-- Start of RECORDED INFORMATION --

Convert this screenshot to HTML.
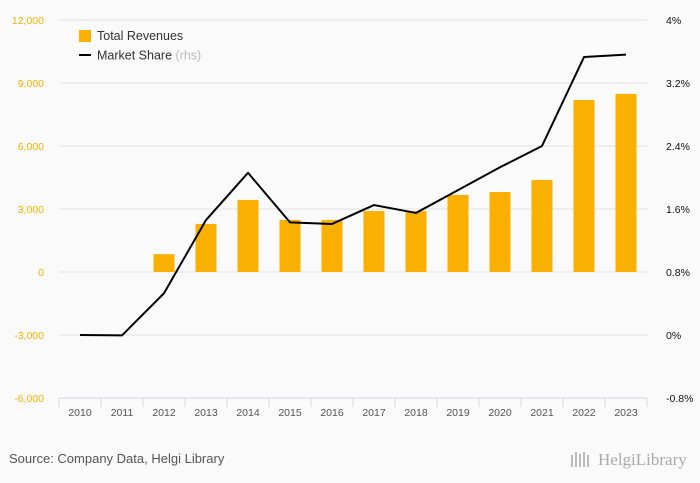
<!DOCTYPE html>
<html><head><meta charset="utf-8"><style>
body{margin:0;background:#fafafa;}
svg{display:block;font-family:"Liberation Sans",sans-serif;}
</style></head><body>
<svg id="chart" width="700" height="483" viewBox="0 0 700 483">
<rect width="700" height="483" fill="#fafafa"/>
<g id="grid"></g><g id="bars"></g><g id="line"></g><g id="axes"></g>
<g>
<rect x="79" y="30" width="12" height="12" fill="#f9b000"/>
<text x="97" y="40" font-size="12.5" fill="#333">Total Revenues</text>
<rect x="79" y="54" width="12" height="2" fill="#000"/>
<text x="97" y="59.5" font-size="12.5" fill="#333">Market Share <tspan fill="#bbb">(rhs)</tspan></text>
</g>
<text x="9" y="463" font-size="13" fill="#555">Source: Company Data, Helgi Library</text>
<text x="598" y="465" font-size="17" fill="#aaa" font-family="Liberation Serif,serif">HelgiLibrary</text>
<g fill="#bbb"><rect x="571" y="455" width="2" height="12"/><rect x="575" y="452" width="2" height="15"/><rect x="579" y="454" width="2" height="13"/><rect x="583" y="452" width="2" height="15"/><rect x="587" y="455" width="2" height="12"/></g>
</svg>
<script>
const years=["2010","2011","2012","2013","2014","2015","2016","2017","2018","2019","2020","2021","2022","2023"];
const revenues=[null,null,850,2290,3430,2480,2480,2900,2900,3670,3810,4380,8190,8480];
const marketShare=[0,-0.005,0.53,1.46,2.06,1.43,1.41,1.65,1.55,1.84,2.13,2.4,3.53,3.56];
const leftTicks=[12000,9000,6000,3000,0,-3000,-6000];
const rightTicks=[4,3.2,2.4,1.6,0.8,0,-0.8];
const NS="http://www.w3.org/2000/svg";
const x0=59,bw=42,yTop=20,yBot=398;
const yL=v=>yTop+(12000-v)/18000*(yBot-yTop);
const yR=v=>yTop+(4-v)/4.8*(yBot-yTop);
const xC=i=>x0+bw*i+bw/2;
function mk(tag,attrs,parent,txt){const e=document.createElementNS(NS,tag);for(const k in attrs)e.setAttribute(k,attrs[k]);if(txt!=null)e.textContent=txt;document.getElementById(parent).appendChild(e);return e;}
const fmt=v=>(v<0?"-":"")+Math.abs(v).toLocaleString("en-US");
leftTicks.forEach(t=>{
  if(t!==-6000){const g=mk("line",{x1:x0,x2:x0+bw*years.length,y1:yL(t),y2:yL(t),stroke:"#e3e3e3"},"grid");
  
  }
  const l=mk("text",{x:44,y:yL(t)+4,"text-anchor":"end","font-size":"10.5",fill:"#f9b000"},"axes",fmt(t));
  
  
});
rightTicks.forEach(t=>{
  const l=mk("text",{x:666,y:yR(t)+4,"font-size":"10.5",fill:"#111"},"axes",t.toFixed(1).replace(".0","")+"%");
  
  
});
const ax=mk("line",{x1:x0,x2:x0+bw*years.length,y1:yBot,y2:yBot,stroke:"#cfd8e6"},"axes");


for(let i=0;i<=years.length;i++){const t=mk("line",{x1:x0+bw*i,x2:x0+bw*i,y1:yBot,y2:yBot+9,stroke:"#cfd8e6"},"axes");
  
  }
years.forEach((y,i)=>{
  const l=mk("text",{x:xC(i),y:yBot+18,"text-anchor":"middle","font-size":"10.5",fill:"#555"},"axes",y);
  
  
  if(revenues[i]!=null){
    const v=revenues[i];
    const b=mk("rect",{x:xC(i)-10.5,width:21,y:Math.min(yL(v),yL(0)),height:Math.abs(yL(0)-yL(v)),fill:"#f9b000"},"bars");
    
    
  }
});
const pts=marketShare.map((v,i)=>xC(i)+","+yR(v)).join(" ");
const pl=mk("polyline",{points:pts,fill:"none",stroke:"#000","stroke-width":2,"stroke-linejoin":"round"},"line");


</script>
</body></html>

-- End of RECORDED INFORMATION --

> **EXERCISE OBJECTIVE**: Skip the images and write out the rest of the listing exactly.

> **TASK RESPONSE**:
Convert this screenshot to HTML.
<!DOCTYPE html>
<html><head><meta charset="utf-8"><style>
body{margin:0;background:#fafafa;}
svg{display:block;font-family:"Liberation Sans",sans-serif;}
</style></head><body>
<svg id="chart" width="700" height="483" viewBox="0 0 700 483">
<rect width="700" height="483" fill="#fafafa"/>
<g id="grid"></g><g id="bars"></g><g id="line"></g><g id="axes"></g>
<g>
<rect x="79" y="30" width="12" height="12" fill="#f9b000"/>
<text x="97" y="40" font-size="12.5" fill="#333">Total Revenues</text>
<rect x="79" y="54" width="12" height="2" fill="#000"/>
<text x="97" y="59.5" font-size="12.5" fill="#333">Market Share <tspan fill="#bbb">(rhs)</tspan></text>
</g>
<text x="9" y="463" font-size="13" fill="#555">Source: Company Data, Helgi Library</text>
<text x="598" y="465" font-size="17" fill="#aaa" font-family="Liberation Serif,serif">HelgiLibrary</text>
<g fill="#bbb"><rect x="571" y="455" width="2" height="12"/><rect x="575" y="452" width="2" height="15"/><rect x="579" y="454" width="2" height="13"/><rect x="583" y="452" width="2" height="15"/><rect x="587" y="455" width="2" height="12"/></g>
</svg>
<script>
const years=["2010","2011","2012","2013","2014","2015","2016","2017","2018","2019","2020","2021","2022","2023"];
const revenues=[null,null,850,2290,3430,2480,2480,2900,2900,3670,3810,4380,8190,8480];
const marketShare=[0,-0.005,0.53,1.46,2.06,1.43,1.41,1.65,1.55,1.84,2.13,2.4,3.53,3.56];
const leftTicks=[12000,9000,6000,3000,0,-3000,-6000];
const rightTicks=[4,3.2,2.4,1.6,0.8,0,-0.8];
const NS="http://www.w3.org/2000/svg";
const x0=59,bw=42,yTop=20,yBot=398;
const yL=v=>yTop+(12000-v)/18000*(yBot-yTop);
const yR=v=>yTop+(4-v)/4.8*(yBot-yTop);
const xC=i=>x0+bw*i+bw/2;
function mk(tag,attrs,parent,txt){const e=document.createElementNS(NS,tag);for(const k in attrs)e.setAttribute(k,attrs[k]);if(txt!=null)e.textContent=txt;document.getElementById(parent).appendChild(e);return e;}
const fmt=v=>(v<0?"-":"")+Math.abs(v).toLocaleString("en-US");
leftTicks.forEach(t=>{
  if(t!==-6000){const g=mk("line",{x1:x0,x2:x0+bw*years.length,y1:yL(t),y2:yL(t),stroke:"#e3e3e3"},"grid");
  
  }
  const l=mk("text",{x:44,y:yL(t)+4,"text-anchor":"end","font-size":"10.5",fill:"#f9b000"},"axes",fmt(t));
  
  
});
rightTicks.forEach(t=>{
  const l=mk("text",{x:666,y:yR(t)+4,"font-size":"10.5",fill:"#111"},"axes",t.toFixed(1).replace(".0","")+"%");
  
  
});
const ax=mk("line",{x1:x0,x2:x0+bw*years.length,y1:yBot,y2:yBot,stroke:"#cfd8e6"},"axes");


for(let i=0;i<=years.length;i++){const t=mk("line",{x1:x0+bw*i,x2:x0+bw*i,y1:yBot,y2:yBot+9,stroke:"#cfd8e6"},"axes");
  
  }
years.forEach((y,i)=>{
  const l=mk("text",{x:xC(i),y:yBot+18,"text-anchor":"middle","font-size":"10.5",fill:"#555"},"axes",y);
  
  
  if(revenues[i]!=null){
    const v=revenues[i];
    const b=mk("rect",{x:xC(i)-10.5,width:21,y:Math.min(yL(v),yL(0)),height:Math.abs(yL(0)-yL(v)),fill:"#f9b000"},"bars");
    
    
  }
});
const pts=marketShare.map((v,i)=>xC(i)+","+yR(v)).join(" ");
const pl=mk("polyline",{points:pts,fill:"none",stroke:"#000","stroke-width":2,"stroke-linejoin":"round"},"line");


</script>
</body></html>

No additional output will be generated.